In comments after my post ‘BBCs Paxman Demolishes Brain Gym’ I was challenged to provide 10 facts about learning that are scientifically proven and interesting for teachers. The problem I had was whittling it down to ten! So here goes:
1. Spaced practice
Perhaps the most significant fact we know about learning, yet it is almost completely ignored by the 'curse of the course and classroom'. We learn through practice, little and often. Ebbinghaus proved it in 1885, and almost everyone in the learning profession has studiously ignored it for well over a century. Demster reported this sad state of affairs in American Psychologist (The Spacing Effect: A Case Study in the Failure to Apply the Results of Psychological Research, 1988). We forget things quickly and that the most effective way to prevent this forgetting is to practice at spaced intervals over time. Knowledge is easy to learn but hard to retain. Forget this and you condemn yourself to, at best to unnecessary effort in learning, at worst failing to learn much at all – the true story behind most learning effort.
2. Cognitive overload
This well know phenomenon is extremely common in teaching and training. A lack of understanding about how memory works leads to a lack of preparation of material in terms of size, order and engagement, leading to weak encoding, a lack of deep processing then poor retention and recall. Almost all courses are too long, present material in the wrong way and lead to unnecessary forgetting. Simplify to prevent cognitive overload.
3. Chunking
Perhaps the easiest and simplest piece of learning theory to put into practice. Chunking means being sensitive to the limitation of working memory. Less is more in learning and distilling, rather than enhancing, elaborating and creating lots of distracting noise, is a virtue in teaching. Unfortunately the ‘song and dance’ act in the classroom is often cacophonous.
4. Order
The order you learn things is critical to how they will be stored and recalled, yet education and training continues to jumble and confuse content. This is critical in language learning, science, maths and indeed, every subject. Learn things in the wrong order and you’ll end up having to unlearn.
5. Episodic and semantic memory
Once you understand that the things we learn are stored differently, i.e. we have different types of memory, then you’ll be more sensitive to the necessary differences in teaching. We still have far too much reliance on text (semantic) for subjects that need a visual (episodic) approach. You see this everywhere, from text heavy PowerPoints to whiteboards, manuals and hand-outs.
6. Psychological attention
Learning does not take place without psychological attention, so setting up classrooms and scenarios that inhibit attention, or distract from learning, is massively counter-productive. I fear that much so called ‘collaborative learning’ falls into this trap. Cramming 30 plus teenagers into a small, airless classroom is no way to encourage attention. There are at least 30 other human distractions, the windows and daydreaming to content with. The bottom line is that most learning is best done on your own or one-to-one.
7. Context
We know that recall is enhanced by learning in the physical context in which one is expected to perform. Yet most teaching is done in alien environments – classrooms ad training centres.

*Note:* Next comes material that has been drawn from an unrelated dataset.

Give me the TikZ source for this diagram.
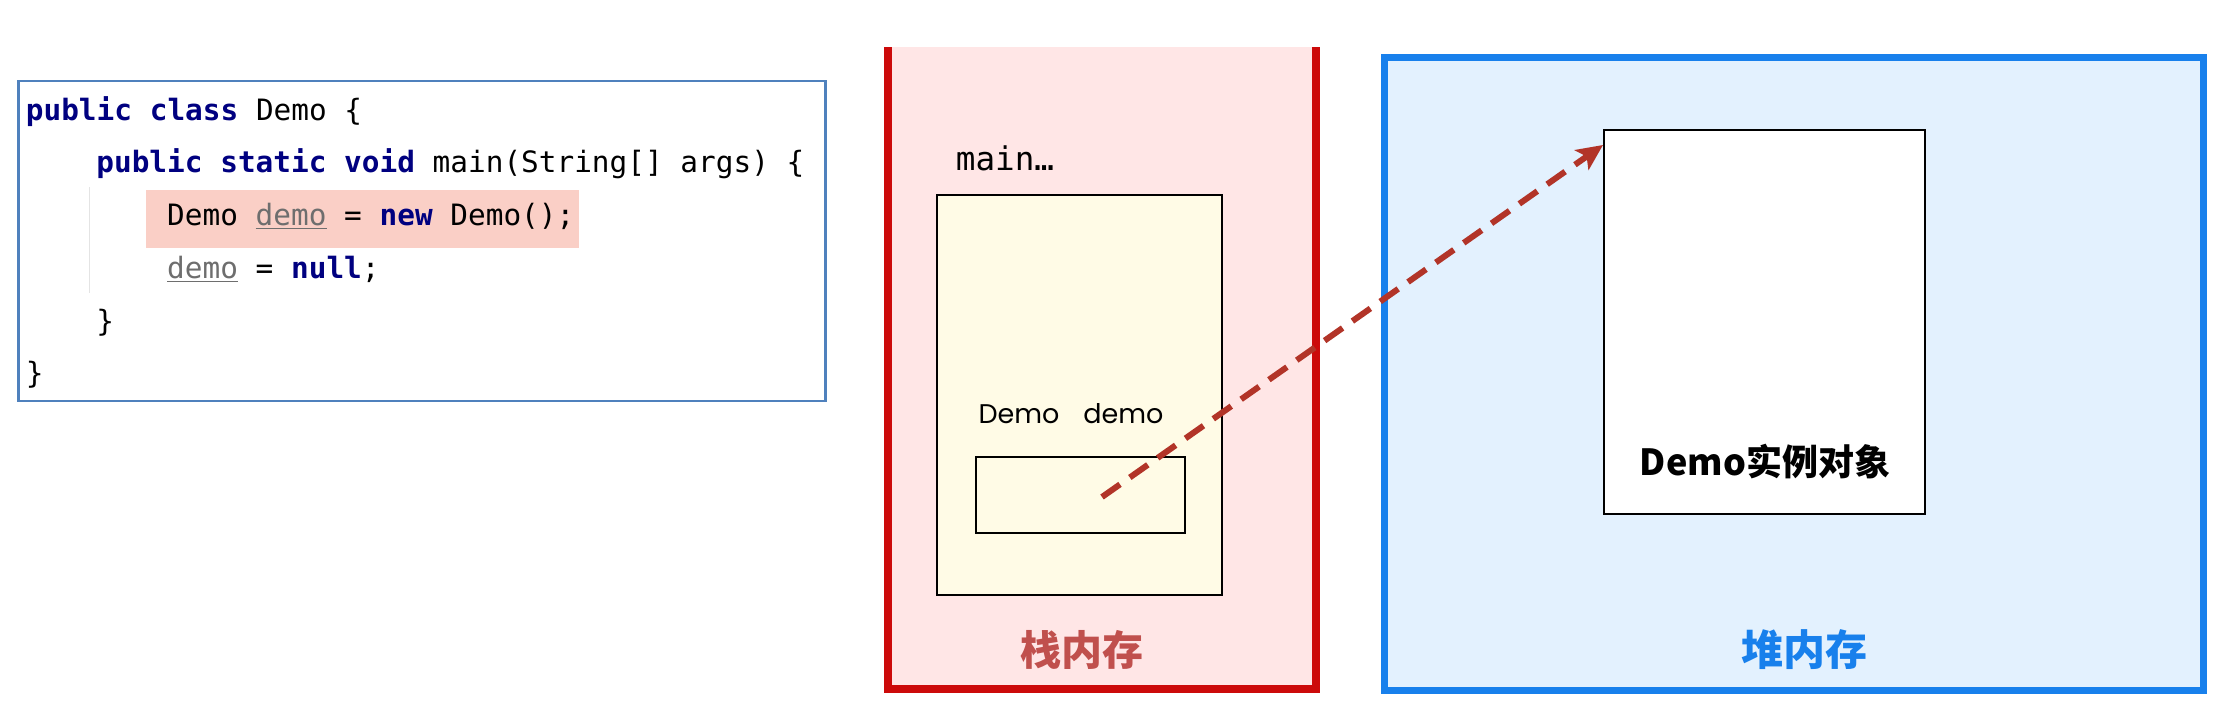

We have plenty of proof that work-placed learning needs to be massively increased and non-contextual classroom teaching decreased.
8. Learn by doing
From William James and John Dewy through to Kolb and Schank, we’ve had a torrent of theory showing that we learn lots by doing, yet much teaching and training is locked into a over-theoretical, knowledge and not skills, model. There is a barely a subject around in schools ad training that wouldn’t benefit from a boost in experiential learning.
9. Understand ‘peer’ groups
The work of Judith Harris (The Nurture Assumption) will change the whole way you look at parenting and teaching. Her revolutioary scientific work showed that most books on parenting and teaching overestimate the influence of parents and teachers, and under-estimate the role of genetics and peer pressure. There are some real and practical steps one can take to avoid the obvious traps. These are largely ignored in education and training. Read the book.
10. Murder the myths
This is perhaps the most useful piece of scientific advice for teachers and trainers – dump the snakeoil techniques. These include learning styles, playing music while you learn, Brain Gym, left-right brain theories, NLP, stating the objectives at the start of a course…the list goes on.
Conclusion
Many teaching practices are in direct opposition to the psychology of learning. When it comes to education and training, the professions have doggedly chosen unproven pedagogy over prove psychology. This is why so little progress has been made, and why huge amounts of extra funding leads to such razor thin, marginal improvement. There are literally dozes of proven findings in the science of experimental psychology that are largely ignored. This is what the Bristol study I referred to in my Paxman piece is so worrying.